In the late 1970s he went to Europe where his career thrived. From 1982–1989 he was a principal tenor at the Deutsche Oper Berlin where he was much admired in Wagner roles. He notably starred in the world premiere of Wolfgang Rihm's Oedipus on October 4, 1987, which was broadcast on German television. Music reviewer John Holland said Pell sang his challenging part's "high tessitura without any sign of distress". He also performed with the company in performances of Rudolf Kelterborn's Ophelia at the Schwetzingen Festival. He had two major triumphs with the company in 1988 as Siegfried in Wagner's Ring Cycle and Váňa Kudrjáš in Janáček's Káťa Kabanová.

Pell was also highly active as a guest artist with opera companies on the international stage. In 1980 he returned to the Canadian Opera Company to sing Laca Klemeň in Janáček's Jenůfa and in 1981 he returned to the San Francisco Opera to portray Romeo in Gounod's Roméo et Juliette. At Oper Frankfurt he sang in the world premiere of Hans Zender's Stephen Climax on June 15, 1986. He had a major triumph at the Festival dei Due Mondi in the title role of Wagner's Parsifal in 1987, returning there the following year to sing Laca Klemeň. In 1988 he was an admired Bacchus in Ariadne auf Naxos at the Teatro Lirico Giuseppe Verdi in Trieste and gave successful performances of Alwa in Alban Berg's Lulu at the Teatro Carlo Felice and Staatsoper Hannover.

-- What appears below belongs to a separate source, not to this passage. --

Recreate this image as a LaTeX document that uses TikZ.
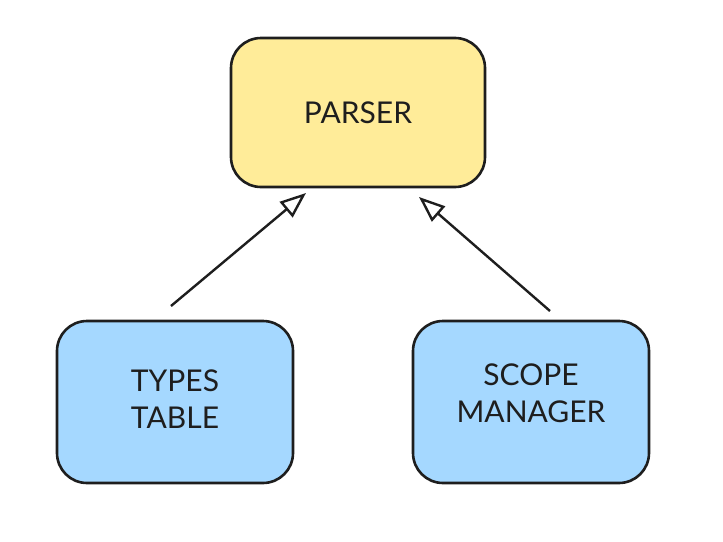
\documentclass[tikz,border=0pt]{standalone}
\usepackage{fontspec}
\setmainfont{Lato}
\usetikzlibrary{arrows.meta}
\definecolor{ink}{HTML}{1E1E1E}
\definecolor{yel}{HTML}{FFEC99}
\definecolor{blu}{HTML}{A5D8FF}
\tikzset{
  box/.style={draw=ink, line width=2.6pt, rounded corners=30pt, inner sep=0pt, align=center, text=ink, font=\fontsize{30}{36}\selectfont},
  boxtext/.style={align=center, text=ink, font=\fontsize{30}{37.5}\selectfont},
  conn/.style={draw=ink, line width=2.4pt, -{Triangle[open,length=26pt,width=20pt,line width=2.4pt]}}
}
\begin{document}
\begin{tikzpicture}[x=1pt,y=-1pt]
\useasboundingbox (0,0) rectangle (723,541);
\node[box, fill=yel, minimum width=254pt, minimum height=149pt] (parser) at (358,112.5) {PARSER};
\node[box, fill=blu, minimum width=236pt, minimum height=162pt] (types) at (175,402) {};
\node[boxtext] (typestxt) at (types.center) [yshift=3pt] {TYPES\\TABLE};
\node[box, fill=blu, minimum width=236pt, minimum height=162pt] (scope) at (531,402) {};
\node[boxtext] (scopetxt) at (scope.center) [yshift=9pt] {SCOPE\\MANAGER};
\coordinate (s1) at (171,306);
\coordinate (t1) at (306,193);
\coordinate (s2) at (550,311);
\coordinate (t2) at (419,197);
\draw[conn] (s1) -- (t1);
\draw[conn] (s2) -- (t2);
\end{tikzpicture}
\end{document}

Pell gave several performances at the Bayreuth Festival where he was heard as Parsifal (1989) and as Walther in Tannhäuser (1989–1991). In 1990 he sang Florestan in Beethoven's Fidelio in Trieste and returned to Frankfurt to perform in York Höller's The Master and Margarita. He also performed Parsifal at the Spoleto Festival that year, with The New York Times music critic Donal Henahan calling his performance, "believable and bright-toned". Pell also made several guest appearances at the De Nederlandse Opera, Staatsoper Stuttgart, La Fenice, and the Teatro dell'Opera di Roma during his career. Other roles in his extensive repertoire included Desportes in Zimmermann's Die Soldaten, Jean in Antonio Bibalo's Miss Julie, Matteo in Arabella by Richard Strauss, and Zinoviy Borisovich Izmailov in Shostakovich's Lady Macbeth of the Mtsensk District.

==Death and legacy==
Having never retired, Pell died in Nashville, Tennessee, on July 26, 2003 at the age of 55. His remains are interred in the columbarium of the Cathedral of St. John the Divine in New York City, where he often sang. He is survived by his ex-wife, Andrea, a professional ballerina, and a son, Christopher, who is principal clarinetist of the Cincinnati Symphony Orchestra, as of . Pell's voice is preserved on a complete opera recording of Tannhäuser made in 1988 under the direction of Giuseppe Sinopoli and on Messe für Soli, Chor und Orchester by Wolfgang von Schweinitz. Some of Pell's solos sung at Riverside Church in the mid-1970s can still be heard on the Sacred Classics radio program, such as his rendition of The Palms by Jean-Baptiste Faure. Pell's performance of Wolfgang Rihm's Oedipus, televised in 1987, was released by Arthaus on DVD in 2013.